Work required: Write out the material exactly, with the pictures left out.

Collected data:
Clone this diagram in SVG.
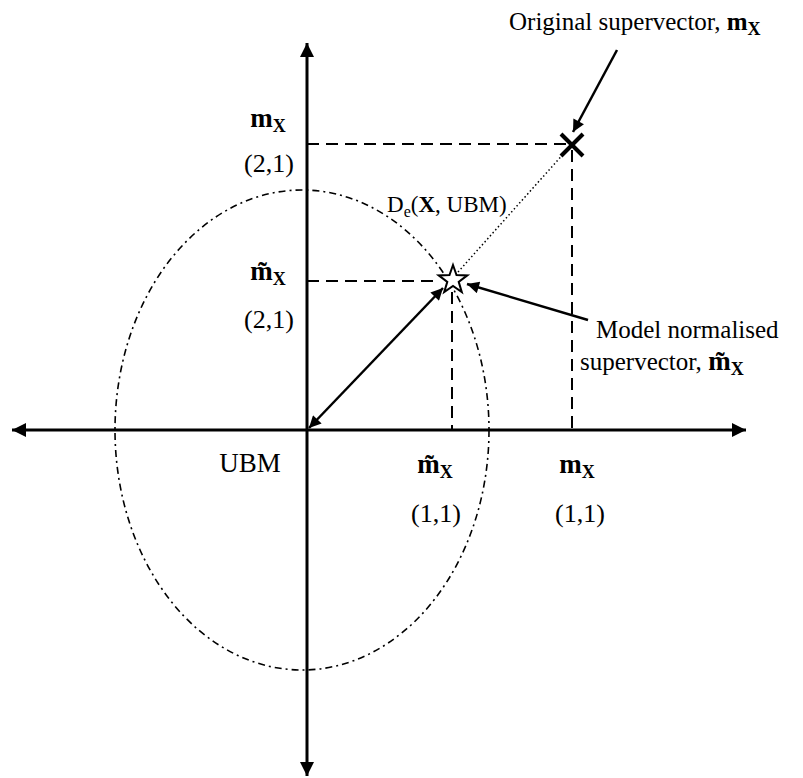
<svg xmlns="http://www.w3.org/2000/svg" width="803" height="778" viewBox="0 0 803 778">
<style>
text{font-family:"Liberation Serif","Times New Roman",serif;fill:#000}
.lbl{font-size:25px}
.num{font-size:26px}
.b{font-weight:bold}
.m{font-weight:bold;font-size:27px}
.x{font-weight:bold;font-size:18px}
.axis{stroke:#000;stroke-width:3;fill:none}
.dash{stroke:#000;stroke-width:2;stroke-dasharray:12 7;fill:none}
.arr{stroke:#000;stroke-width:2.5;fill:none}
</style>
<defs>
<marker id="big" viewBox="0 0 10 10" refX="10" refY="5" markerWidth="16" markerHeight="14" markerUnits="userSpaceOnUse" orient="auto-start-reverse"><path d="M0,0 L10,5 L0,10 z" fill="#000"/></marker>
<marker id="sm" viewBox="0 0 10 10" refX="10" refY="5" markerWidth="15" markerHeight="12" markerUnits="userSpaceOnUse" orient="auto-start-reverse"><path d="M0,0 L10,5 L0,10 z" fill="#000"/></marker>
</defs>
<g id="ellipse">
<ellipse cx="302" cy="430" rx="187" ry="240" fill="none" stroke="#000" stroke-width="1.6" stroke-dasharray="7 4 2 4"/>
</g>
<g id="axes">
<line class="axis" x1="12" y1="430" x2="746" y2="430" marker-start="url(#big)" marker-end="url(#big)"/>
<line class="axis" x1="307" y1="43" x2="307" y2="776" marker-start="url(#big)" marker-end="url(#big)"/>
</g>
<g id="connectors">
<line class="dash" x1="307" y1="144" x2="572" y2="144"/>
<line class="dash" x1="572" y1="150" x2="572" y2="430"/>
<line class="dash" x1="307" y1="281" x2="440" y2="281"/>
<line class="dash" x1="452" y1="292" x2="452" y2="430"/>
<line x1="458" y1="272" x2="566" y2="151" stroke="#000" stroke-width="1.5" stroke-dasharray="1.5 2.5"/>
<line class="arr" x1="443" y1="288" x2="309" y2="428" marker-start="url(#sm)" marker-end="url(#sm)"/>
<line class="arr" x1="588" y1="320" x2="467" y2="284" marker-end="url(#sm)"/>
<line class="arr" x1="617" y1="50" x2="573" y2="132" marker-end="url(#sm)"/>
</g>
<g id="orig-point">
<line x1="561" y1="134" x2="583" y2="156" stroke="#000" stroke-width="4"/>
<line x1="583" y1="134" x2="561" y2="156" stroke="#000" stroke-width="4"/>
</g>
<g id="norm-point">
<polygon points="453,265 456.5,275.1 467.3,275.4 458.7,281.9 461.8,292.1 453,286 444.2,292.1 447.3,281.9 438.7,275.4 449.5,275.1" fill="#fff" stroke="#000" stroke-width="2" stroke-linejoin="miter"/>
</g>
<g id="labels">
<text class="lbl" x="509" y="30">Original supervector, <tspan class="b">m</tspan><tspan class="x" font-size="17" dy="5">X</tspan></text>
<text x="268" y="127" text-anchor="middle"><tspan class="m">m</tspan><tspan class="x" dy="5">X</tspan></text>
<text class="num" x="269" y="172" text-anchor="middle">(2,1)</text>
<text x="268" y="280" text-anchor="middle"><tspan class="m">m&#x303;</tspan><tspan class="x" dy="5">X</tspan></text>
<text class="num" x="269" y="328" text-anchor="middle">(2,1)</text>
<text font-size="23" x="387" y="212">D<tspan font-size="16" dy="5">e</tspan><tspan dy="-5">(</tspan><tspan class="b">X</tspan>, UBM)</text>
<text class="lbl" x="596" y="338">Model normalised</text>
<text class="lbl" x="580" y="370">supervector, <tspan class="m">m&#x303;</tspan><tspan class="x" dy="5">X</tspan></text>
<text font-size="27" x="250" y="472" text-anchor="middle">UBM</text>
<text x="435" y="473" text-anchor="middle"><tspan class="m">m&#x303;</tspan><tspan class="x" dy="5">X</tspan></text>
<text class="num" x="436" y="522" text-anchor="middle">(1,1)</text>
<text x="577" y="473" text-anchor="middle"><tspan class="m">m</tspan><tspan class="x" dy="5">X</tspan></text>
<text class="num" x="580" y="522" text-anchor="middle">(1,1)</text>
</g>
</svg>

Finished answer:
Clone this diagram in SVG.
<svg xmlns="http://www.w3.org/2000/svg" width="803" height="778" viewBox="0 0 803 778">
<style>
text{font-family:"Liberation Serif","Times New Roman",serif;fill:#000}
.lbl{font-size:25px}
.num{font-size:26px}
.b{font-weight:bold}
.m{font-weight:bold;font-size:27px}
.x{font-weight:bold;font-size:18px}
.axis{stroke:#000;stroke-width:3;fill:none}
.dash{stroke:#000;stroke-width:2;stroke-dasharray:12 7;fill:none}
.arr{stroke:#000;stroke-width:2.5;fill:none}
</style>
<defs>
<marker id="big" viewBox="0 0 10 10" refX="10" refY="5" markerWidth="16" markerHeight="14" markerUnits="userSpaceOnUse" orient="auto-start-reverse"><path d="M0,0 L10,5 L0,10 z" fill="#000"/></marker>
<marker id="sm" viewBox="0 0 10 10" refX="10" refY="5" markerWidth="15" markerHeight="12" markerUnits="userSpaceOnUse" orient="auto-start-reverse"><path d="M0,0 L10,5 L0,10 z" fill="#000"/></marker>
</defs>
<g id="ellipse">
<ellipse cx="302" cy="430" rx="187" ry="240" fill="none" stroke="#000" stroke-width="1.6" stroke-dasharray="7 4 2 4"/>
</g>
<g id="axes">
<line class="axis" x1="12" y1="430" x2="746" y2="430" marker-start="url(#big)" marker-end="url(#big)"/>
<line class="axis" x1="307" y1="43" x2="307" y2="776" marker-start="url(#big)" marker-end="url(#big)"/>
</g>
<g id="connectors">
<line class="dash" x1="307" y1="144" x2="572" y2="144"/>
<line class="dash" x1="572" y1="150" x2="572" y2="430"/>
<line class="dash" x1="307" y1="281" x2="440" y2="281"/>
<line class="dash" x1="452" y1="292" x2="452" y2="430"/>
<line x1="458" y1="272" x2="566" y2="151" stroke="#000" stroke-width="1.5" stroke-dasharray="1.5 2.5"/>
<line class="arr" x1="443" y1="288" x2="309" y2="428" marker-start="url(#sm)" marker-end="url(#sm)"/>
<line class="arr" x1="588" y1="320" x2="467" y2="284" marker-end="url(#sm)"/>
<line class="arr" x1="617" y1="50" x2="573" y2="132" marker-end="url(#sm)"/>
</g>
<g id="orig-point">
<line x1="561" y1="134" x2="583" y2="156" stroke="#000" stroke-width="4"/>
<line x1="583" y1="134" x2="561" y2="156" stroke="#000" stroke-width="4"/>
</g>
<g id="norm-point">
<polygon points="453,265 456.5,275.1 467.3,275.4 458.7,281.9 461.8,292.1 453,286 444.2,292.1 447.3,281.9 438.7,275.4 449.5,275.1" fill="#fff" stroke="#000" stroke-width="2" stroke-linejoin="miter"/>
</g>
<g id="labels">
<text class="lbl" x="509" y="30">Original supervector, <tspan class="b">m</tspan><tspan class="x" font-size="17" dy="5">X</tspan></text>
<text x="268" y="127" text-anchor="middle"><tspan class="m">m</tspan><tspan class="x" dy="5">X</tspan></text>
<text class="num" x="269" y="172" text-anchor="middle">(2,1)</text>
<text x="268" y="280" text-anchor="middle"><tspan class="m">m&#x303;</tspan><tspan class="x" dy="5">X</tspan></text>
<text class="num" x="269" y="328" text-anchor="middle">(2,1)</text>
<text font-size="23" x="387" y="212">D<tspan font-size="16" dy="5">e</tspan><tspan dy="-5">(</tspan><tspan class="b">X</tspan>, UBM)</text>
<text class="lbl" x="596" y="338">Model normalised</text>
<text class="lbl" x="580" y="370">supervector, <tspan class="m">m&#x303;</tspan><tspan class="x" dy="5">X</tspan></text>
<text font-size="27" x="250" y="472" text-anchor="middle">UBM</text>
<text x="435" y="473" text-anchor="middle"><tspan class="m">m&#x303;</tspan><tspan class="x" dy="5">X</tspan></text>
<text class="num" x="436" y="522" text-anchor="middle">(1,1)</text>
<text x="577" y="473" text-anchor="middle"><tspan class="m">m</tspan><tspan class="x" dy="5">X</tspan></text>
<text class="num" x="580" y="522" text-anchor="middle">(1,1)</text>
</g>
</svg>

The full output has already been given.